La madurez de los socialistas se ha demostrado al abordar la insoslayable ubicación internacional de España, con coherencia conceptual, con responsabilidad y con una homogeneidad críticamente asumida que pone en evidencia, sensu contrario, la excepcionalidad de algunas conductas. Quedan para la próxima etapa problemas importantes referentes al funcionamiento de la Administración civil y militar, al cumplimiento de la reforma educativa, de la animación cultural, a la consolidación del orden democrático mediante la erradicación de la violencia, y, principalmente, a la superación de la crisis económica y del desempleo mediante métodos e instrumentos que han comprobado su eficacia. Pero desde hace años vengo sosteniendo -y algunas variables del referéndum parecen atestiguarlo- que en la próxima etapa la cuestión fundamental va a ser la definitiva configuración del Estado, lo cual quizá plantea una nueva idea de lo que España es y significa. La normativa existe: el llamado bloque constitucional, integrado por la ley fundamental, los estatutos y algunos corpus específicos. Lo que quizá se echa en falta es una mayor decisión para desarrollarla con talante generoso. Comprendo que esto puede ser arduo teniendo en cuenta comportamientos de crispación que a veces suscitan fuerzas importantes de las nacionalidades históricas, aunque también se producen en la Administración central incomprensiones suscitadas por hábitos burocráticos o por la defensa corporativista de intereses que ya carecen de razón de ser.

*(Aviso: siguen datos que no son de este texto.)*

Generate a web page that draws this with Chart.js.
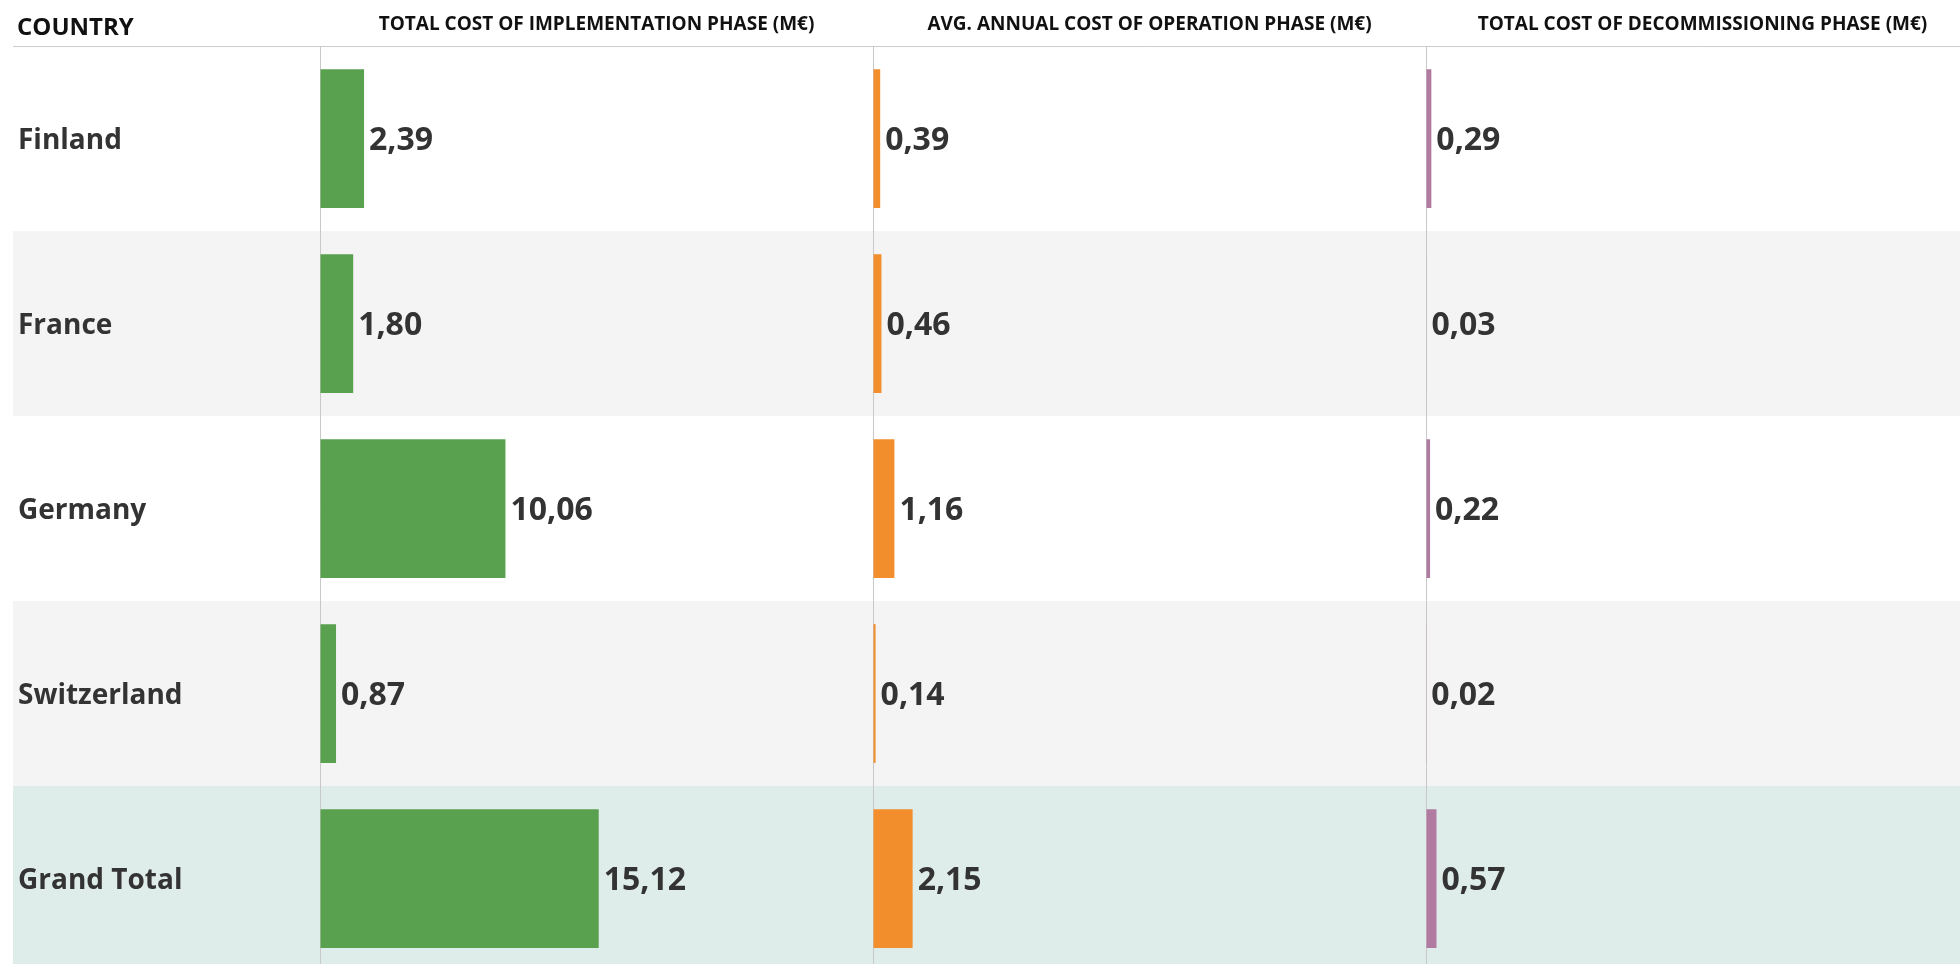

Se comprende la irritación que unos y otros suscitan, pero una vez trascendida la complacencia estética del improperio, ¿queda otra alternativa válida que no sea la del entendimiento? Hay un cuadro referencial insoslayable: para los nacionalistas, el paso sin reservas de lo que consideran unidad territorial a la unidad política trabada por la solidaridad. Para los demás, el reconocimiento afectuoso y efectivo de los autogobiernos comunitarios sin suspicacias morosas, lo que supone eliminación de cualquier tentación jacobina que solape impuestas y no consensuadas armonizaciones. En realidad, la abstracta racionalidad del jacobinismo no es sino el negativo de una fría pasión: la de negar las diferencias.

Estoy convencido de que la culminación de la racionalidad socialista se expresará con responsable vigor en la aceptación colectiva del Estado de las autonomías. No se trata aquí de una caracterización definitoria, sino de un empeño vinculado al propio existir de España. Por esto es lo fundamental.